Often our system, in order to continue standing, has to identify an enemy, it has to create one. This is also true in children’s education. Many of us in Italy will remember when our grandparents used the term “Austrian” in a derogatory manner: if you don’t behave properly I’ll call the Austrians, they used to say. Later we referred to “the Communists” and today, perhaps, the “Muslims.
One of the first teachings of the Gospel is that of the idea of the enemy: there are no enemies, there are men. Even the Church has enemies – we have been taught – and therefore we must defend it from relativism, subjectivism, laicism etcetera, but Jesus never defended himself; and similarly neither did Peter and Paul. There is an entire history of enemies we have fought against while evil was in our midst: power, money, fear of losing our dominant position.
Thus, when Jesus says “«whosoever smiteth thee on thy right cheek, turn to him the other also»”, he is telling us to go beyond the enemy. In the Gospel according to St. John, Jesus was slapped but he rendered it ineffective: “if I have spoken evil, bear witness of the evil: but if well, why smitest thou me?”
Jesus is asking us not to return violence for violence otherwise this will grow and turn into an interminable crescendo.

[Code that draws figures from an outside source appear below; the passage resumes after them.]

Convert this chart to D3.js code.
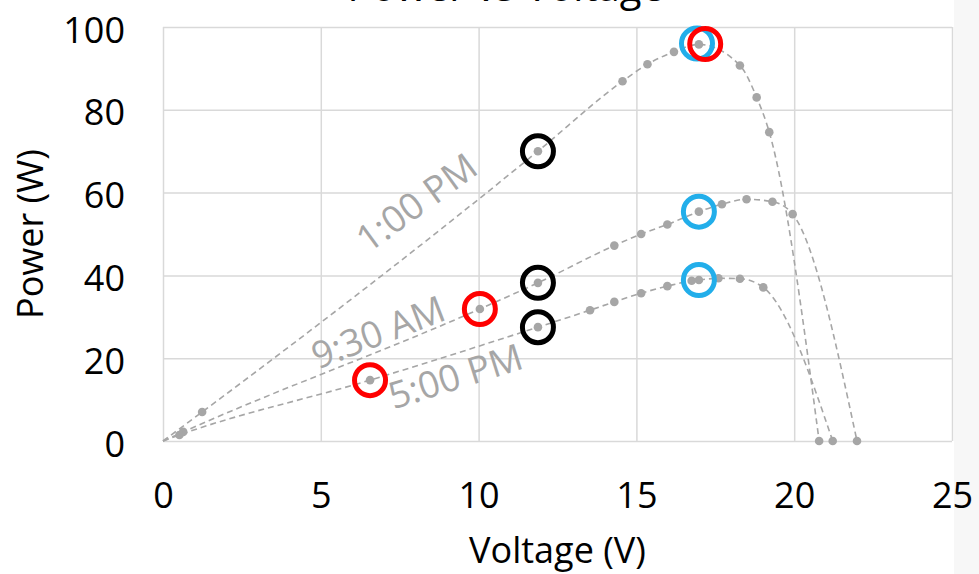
<!DOCTYPE html>
<html>
<head>
<meta charset="utf-8">
<script src="https://cdn.jsdelivr.net/npm/d3@7"></script>
<style>
  body { margin: 0; background: #fff; }
  svg { display: block; font-family: "Open Sans", "DejaVu Sans", sans-serif; }
</style>
</head>
<body>
<div id="graf"></div>
<script>
// datos: voltaje (V) y potencia (W) por hora
var curvas = ['1:00 PM', '9:30 AM', '5:00 PM']
var v1300 = [0, 1.24, 11.88, 14.56, 15.35, 16.19, 16.98, 18.28, 18.81, 19.21, 20.79]
var p1300 = [0, 7.0, 70.0, 86.9, 91.0, 94.0, 95.8, 90.7, 83.0, 74.6, 0]
var v0930 = [0, 0.64, 10.04, 11.88, 14.3, 15.15, 15.98, 16.98, 17.71, 18.49, 19.31, 19.95, 21.99]
var p0930 = [0, 2.2, 31.9, 38.2, 47.2, 50.0, 52.3, 55.4, 57.2, 58.4, 57.8, 54.8, 0]
var v1700 = [0, 0.52, 6.56, 11.88, 13.53, 14.3, 15.15, 15.98, 16.75, 16.98, 17.6, 18.28, 19.02, 21.22]
var p1700 = [0, 1.45, 14.7, 27.5, 31.6, 33.6, 35.7, 37.4, 38.7, 38.9, 39.3, 39.2, 37.1, 0]

// puntos marcados con circulos
var azulV = [16.92, 16.98, 16.98]
var azulP = [96.0, 55.4, 38.9]
var rojoV = [17.18, 10.04, 6.56]
var rojoP = [95.9, 31.9, 14.7]
var negroV = [11.88, 11.88, 11.88]
var negroP = [70.0, 38.2, 27.5]

// ticks de los ejes
var ticksX = [0, 5, 10, 15, 20, 25]
var ticksY = [0, 20, 40, 60, 80, 100]

// etiquetas de cada curva (posicion en unidades de datos y giro)
var etiquetas = [
  { texto: curvas[0], v: 6.5, p: 45.2, giro: -36 },
  { texto: curvas[1], v: 4.9, p: 17.3, giro: -21 },
  { texto: curvas[2], v: 7.3, p: 7.6, giro: -17.5 }
]

var ancho_total = 979, alto_total = 574
var margins = { top: 27, left: 163, right: 27, bottom: 133 }
var ancho = ancho_total - margins.left - margins.right
var alto = alto_total - margins.top - margins.bottom
var gris = '#a6a6a6'

var svg = d3.select('#graf').append('svg')
  .attr('width', ancho_total)
  .attr('height', alto_total)

// franja gris del borde derecho
svg.append('rect')
  .attr('x', 954).attr('y', 0)
  .attr('width', ancho_total - 954).attr('height', alto_total)
  .attr('fill', '#f7f7f7')

// titulo (cortado arriba, como en la captura)
svg.append('text')
  .attr('x', 664).attr('y', 0.5)
  .attr('text-anchor', 'end')
  .attr('font-size', '40px')
  .attr('fill', '#000')
  .text('Power vs Voltage')

var g = svg.append('g')
  .attr('transform', `translate(${ margins.left }, ${ margins.top })`)

var x = d3.scaleLinear().domain([0, 25]).range([0, ancho])
var y = d3.scaleLinear().domain([0, 100]).range([alto, 0])

var xAxisGroup = g.append('g')
  .attr('transform', `translate(0, ${ alto })`)
  .call(d3.axisBottom(x).tickValues(ticksX).tickSize(-alto).tickPadding(41))
var yAxisGroup = g.append('g')
  .call(d3.axisLeft(y).tickValues(ticksY).tickSize(-ancho).tickPadding(38))

;[xAxisGroup, yAxisGroup].forEach(ax => {
  ax.select('.domain').remove()
  ax.selectAll('line').attr('stroke', '#d9d9d9').attr('stroke-width', 1.5)
  ax.selectAll('text')
    .attr('font-family', '"Open Sans", sans-serif')
    .attr('font-size', '36px')
    .attr('fill', '#000')
})
yAxisGroup.selectAll('text').attr('dy', '0.42em')

// titulos de los ejes
svg.append('text')
  .attr('x', margins.left + ancho / 2).attr('y', 563)
  .attr('text-anchor', 'middle')
  .attr('font-size', '36px')
  .text('Voltage (V)')

svg.append('text')
  .attr('transform', `translate(43, ${ margins.top + alto / 2 }) rotate(-90)`)
  .attr('text-anchor', 'middle')
  .attr('font-size', '36px')
  .text('Power (W)')

// curvas
var series = [
  d3.zip(v1300, p1300),
  d3.zip(v0930, p0930),
  d3.zip(v1700, p1700)
]

var linea = d3.line()
  .x(d => x(d[0]))
  .y(d => y(d[1]))
  .curve(d3.curveMonotoneX)

g.selectAll('path.curva')
  .data(series)
  .enter().append('path')
  .attr('class', 'curva')
  .attr('d', linea)
  .attr('fill', 'none')
  .attr('stroke', gris)
  .attr('stroke-width', 1.6)
  .attr('stroke-dasharray', '6,4')

series.forEach(s => {
  g.selectAll(null)
    .data(s.filter(d => d[0] > 0))
    .enter().append('circle')
    .attr('cx', d => x(d[0]))
    .attr('cy', d => y(d[1]))
    .attr('r', 4.3)
    .attr('fill', gris)
})

// circulos marcados
function anillos(vs, ps, color) {
  g.selectAll(null)
    .data(d3.zip(vs, ps))
    .enter().append('circle')
    .attr('cx', d => x(d[0]))
    .attr('cy', d => y(d[1]))
    .attr('r', 15.5)
    .attr('fill', 'none')
    .attr('stroke', color)
    .attr('stroke-width', 5)
}
anillos(negroV, negroP, '#000')
anillos(azulV, azulP, '#22aeea')
anillos(rojoV, rojoP, '#ff0000')

// etiquetas de las curvas
g.selectAll('text.etiqueta')
  .data(etiquetas)
  .enter().append('text')
  .attr('class', 'etiqueta')
  .attr('transform', d => `translate(${ x(d.v) }, ${ y(d.p) }) rotate(${ d.giro })`)
  .attr('font-size', '37px')
  .attr('fill', gris)
  .text(d => d.texto)
</script>
</body>
</html>
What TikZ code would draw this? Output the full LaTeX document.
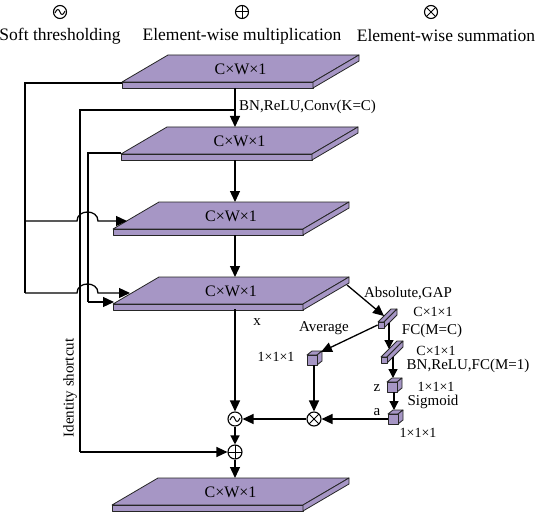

The logic of offering the other cheek, being stripped of one’s garments and dragged before the tribunal means recognizing violence, giving it a name and “fighting it” like the sun conquers the darkness which is gradually overcome by the expanding light.
We must begin to live this change by modifying the private spaces of our responsibility. Only men of the Beatitudes can build peace and integrate naturally into the great peace processes of history. The powerful, the privileged, the lobbies will always be foreign bodies in the peace process and become, almost without realizing it, allies of war.
When I want to qualify nonviolence, I say justice, respect of diversity, peace, the common good. I say the Beatitudes, words which give multiple names to this single truth of which Jesus was the first witness. Jesus is the witness of nonviolence, this nonviolence of the many names which are the beatitudes.
When someone has authority, a company, a position of leadership, or when a country owns resources, they should not defend them by the sword. Jesus said to Pilate: if my kingdom were of this world, my servants would fight. To fight with the sword is to kill, it is the violence which creates only defeats and no victors. In fact, our history is a river of blood spilt in the name of the principle that without a sword a kingdom cannot go on existing. This is why we are always at war. «Put your sword back in its place» said Jesus to Peter, otherwise right will always be with the strongest, the most violent, the cruellest and the best armed.
We must go back to the radical teaching of the Gospel, as St. Paul reminds us in his letter to the Corinthians. The Corinthians criticized Paul for his simplicity in announcing the Gospel not at their level of knowledge and culture. Paul answered by comparing the announcement of the Gospel to a building: the builders will be judged by whether they have placed Jesus Christ as the cornerstone, not by their highly cultural discourses but empty of spiritual content. Let us make the crucifix the foundation of our life and not an aggressive tool of civil religion.